Shaun ONeil

Counting to ten

A recent query on how to do:

for i in `seq 1 10`
do
    echo $i
done

under OSX, as it doesn't have the 'seq' command. Easy answer. Don't!

In bash 3, you can do this built-in with:

for i in {1..10}
do
    echo $i
done

Stepping is a bit more awkward. For every second step, Bash 4 allows us:

for i in {1..10..2}
do
    echo $i
done

but OSX doesn't have bash4 because GPLv3 is evil.
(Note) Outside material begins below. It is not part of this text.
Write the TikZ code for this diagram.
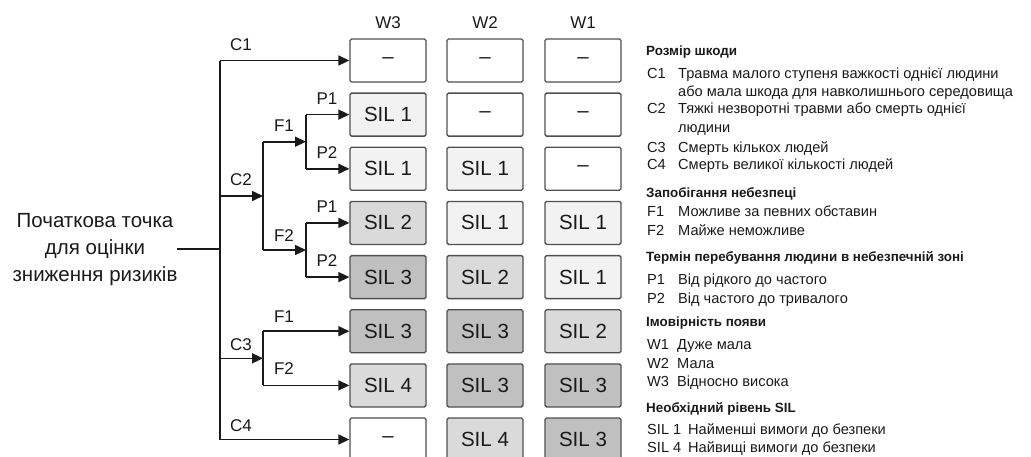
\documentclass[tikz,border=0pt]{standalone}
\usepackage{fontspec}
\setmainfont{Liberation Sans}
\usetikzlibrary{arrows.meta}
\definecolor{ink}{HTML}{1A1A1A}
\definecolor{boxline}{HTML}{505050}
\definecolor{silnone}{HTML}{FFFFFF}
\definecolor{silone}{HTML}{F2F2F2}
\definecolor{siltwo}{HTML}{DADADA}
\definecolor{silthree}{HTML}{C0C0C0}
\definecolor{silfour}{HTML}{DADADA}
\begin{document}
\begin{tikzpicture}[x=1pt,y=-1pt,
  cell/.style={draw=boxline, line width=1.3pt, rounded corners=1.5pt,
    minimum width=76pt, minimum height=43pt, inner sep=0pt,
    text=ink, font=\fontsize{20.5}{24}\selectfont},
  cnone/.style={cell, fill=silnone},
  cone/.style={cell, fill=silone},
  ctwo/.style={cell, fill=siltwo},
  cthree/.style={cell, fill=silthree},
  cfour/.style={cell, fill=silfour},
  ln/.style={draw=ink, line width=1.6pt},
  arr/.style={ln, -{Triangle[length=11pt,width=10pt]}},
  blabel/.style={text=ink, inner sep=0pt, font=\fontsize{17}{20}\selectfont},
  colhead/.style={text=ink, inner sep=0pt, font=\fontsize{17}{20}\selectfont},
  leghead/.style={anchor=base west, inner sep=0pt, text=ink, font=\bfseries\fontsize{13.4}{15}\selectfont},
  legitem/.style={anchor=base west, inner sep=0pt, text=ink, font=\fontsize{14.6}{17}\selectfont}
]
\useasboundingbox (0,0) rectangle (1031,456);

% column headers
\node[colhead] (hw3) at (388,23) {W3};
\node[colhead] (hw2) at (485,23) {W2};
\node[colhead] (hw1) at (583,23) {W1};

% boxes: rows 1..8, columns W3, W2, W1
\node[cnone]  (b11) at (388,60.5) {–};
\node[cnone]  (b12) at (485,60.5) {–};
\node[cnone]  (b13) at (583,60.5) {–};
\node[cone]   (b21) at (388,114.6) {SIL 1};
\node[cnone]  (b22) at (485,114.6) {–};
\node[cnone]  (b23) at (583,114.6) {–};
\node[cone]   (b31) at (388,168.8) {SIL 1};
\node[cone]   (b32) at (485,168.8) {SIL 1};
\node[cnone]  (b33) at (583,168.8) {–};
\node[ctwo]   (b41) at (388,222.9) {SIL 2};
\node[cone]   (b42) at (485,222.9) {SIL 1};
\node[cone]   (b43) at (583,222.9) {SIL 1};
\node[cthree] (b51) at (388,277.1) {SIL 3};
\node[ctwo]   (b52) at (485,277.1) {SIL 2};
\node[cone]   (b53) at (583,277.1) {SIL 1};
\node[cthree] (b61) at (388,331.2) {SIL 3};
\node[cthree] (b62) at (485,331.2) {SIL 3};
\node[ctwo]   (b63) at (583,331.2) {SIL 2};
\node[cfour]  (b71) at (388,385.4) {SIL 4};
\node[cthree] (b72) at (485,385.4) {SIL 3};
\node[cthree] (b73) at (583,385.4) {SIL 3};
\node[cnone]  (b81) at (388,439.5) {–};
\node[cfour]  (b82) at (485,439.5) {SIL 4};
\node[cthree] (b83) at (583,439.5) {SIL 3};

% start text
\node[text=ink, align=center, inner sep=0pt, font=\fontsize{20.5}{27}\selectfont]
  (start) at (95,250) {Початкова точка\\для оцінки\\зниження ризиків};

% tree coordinates
\coordinate (s0) at (177,249);
\coordinate (root) at (220,249);
\coordinate (ctop) at (220,60.5);
\coordinate (cbot) at (220,439.5);
\coordinate (c2a) at (220,196);
\coordinate (c2b) at (263,196);
\coordinate (c3a) at (220,358.3);
\coordinate (c3b) at (263,358.3);
\coordinate (f1a) at (263,141.7);
\coordinate (f1b) at (306,141.7);
\coordinate (f2a) at (263,250);
\coordinate (f2b) at (306,250);
\coordinate (p11) at (306,114.6);
\coordinate (p12) at (306,168.8);
\coordinate (p21) at (306,222.9);
\coordinate (p22) at (306,277.1);
\coordinate (g1) at (263,331.2);
\coordinate (g2) at (263,385.4);

\draw[ln] (s0) -- (root);
\draw[ln] (ctop) -- (cbot);
\draw[arr] (ctop) -- (b11.west);
\draw[arr] (cbot) -- (b81.west);
\draw[arr] (c2a) -- (c2b);
\draw[ln] (f1a) -- (f2a);
\draw[arr] (f1a) -- (f1b);
\draw[arr] (f2a) -- (f2b);
\draw[ln] (p11) -- (p12);
\draw[ln] (p21) -- (p22);
\draw[arr] (p11) -- (b21.west);
\draw[arr] (p12) -- (b31.west);
\draw[arr] (p21) -- (b41.west);
\draw[arr] (p22) -- (b51.west);
\draw[arr] (c3a) -- (c3b);
\draw[ln] (g1) -- (g2);
\draw[arr] (g1) -- (b61.west);
\draw[arr] (g2) -- (b71.west);

% branch labels
\node[blabel] (lc1) at (241,45) {C1};
\node[blabel] (lc2) at (241,180) {C2};
\node[blabel] (lc3) at (241,345) {C3};
\node[blabel] (lc4) at (241,426) {C4};
\node[blabel] (lf1) at (284,126) {F1};
\node[blabel] (lf2) at (284,236) {F2};
\node[blabel] (lf3) at (284,317) {F1};
\node[blabel] (lf4) at (284,369) {F2};
\node[blabel] (lp1) at (327,99) {P1};
\node[blabel] (lp2) at (327,153) {P2};
\node[blabel] (lp3) at (327,207) {P1};
\node[blabel] (lp4) at (327,261) {P2};

% legend
\node[leghead] (h1) at (646,55) {Розмір шкоди};
\node[legitem] (k1) at (647,78) {C1};
\node[legitem] (t1) at (678,78) {Травма малого ступеня важкості однієї людини};
\node[legitem] (t1b) at (678,96) {або мала шкода для навколишнього середовища};
\node[legitem] (k2) at (647,113) {C2};
\node[legitem] (t2) at (678,113) {Тяжкі незворотні травми або смерть однієї};
\node[legitem] (t2b) at (678,132) {людини};
\node[legitem] (k3) at (647,152) {C3};
\node[legitem] (t3) at (678,152) {Смерть кількох людей};
\node[legitem] (k4) at (647,169) {C4};
\node[legitem] (t4) at (678,169) {Смерть великої кількості людей};

\node[leghead] (h2) at (646,197) {Запобігання небезпеці};
\node[legitem] (k5) at (647,216) {F1};
\node[legitem] (t5) at (678,216) {Можливе за певних обставин};
\node[legitem] (k6) at (647,235) {F2};
\node[legitem] (t6) at (678,235) {Майже неможливе};

\node[leghead] (h3) at (646,261) {Термін перебування людини в небезпечній зоні};
\node[legitem] (k7) at (647,284) {P1};
\node[legitem] (t7) at (678,284) {Від рідкого до частого};
\node[legitem] (k8) at (647,303) {P2};
\node[legitem] (t8) at (678,303) {Від частого до тривалого};

\node[leghead] (h4) at (646,326) {Імовірність появи};
\node[legitem] (k9) at (647,349) {W1};
\node[legitem] (t9) at (677,349) {Дуже мала};
\node[legitem] (k10) at (647,368) {W2};
\node[legitem] (t10) at (677,368) {Мала};
\node[legitem] (k11) at (647,386) {W3};
\node[legitem] (t11) at (677,386) {Відносно висока};

\node[leghead] (h5) at (646,412) {Необхідний рівень SIL};
\node[legitem] (k12) at (647,434) {SIL 1};
\node[legitem] (t12) at (688,434) {Найменші вимоги до безпеки};
\node[legitem] (k13) at (647,452) {SIL 4};
\node[legitem] (t13) at (688,452) {Найвищі вимоги до безпеки};
\end{tikzpicture}
\end{document}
So roll up your sleeves and loop like a grown-up.

for ((i=1;i<=10;i=i+2))
do
    echo $i
done

For some bonus points .. one thing I always liked 'seq' for, was being able to add leading zeroes.

for i in `seq -w 1 10`
do
    echo $i
done

gives us 01, 02, 03, 04, 05, 06, 07, 08, 09, 10. Handy.

Bash can do that too :)

for i in {1..10}
do
    printf "%02d\n" $i
done

Starting to look familiar?

The trick here, is that if you start leaning on stuff like seq from GNU coreutils, or jot on BSD & OSX, your scripts start randomly exploding when you move between platforms. If you just write bash scripts using, well, bash, you run wherever bash does.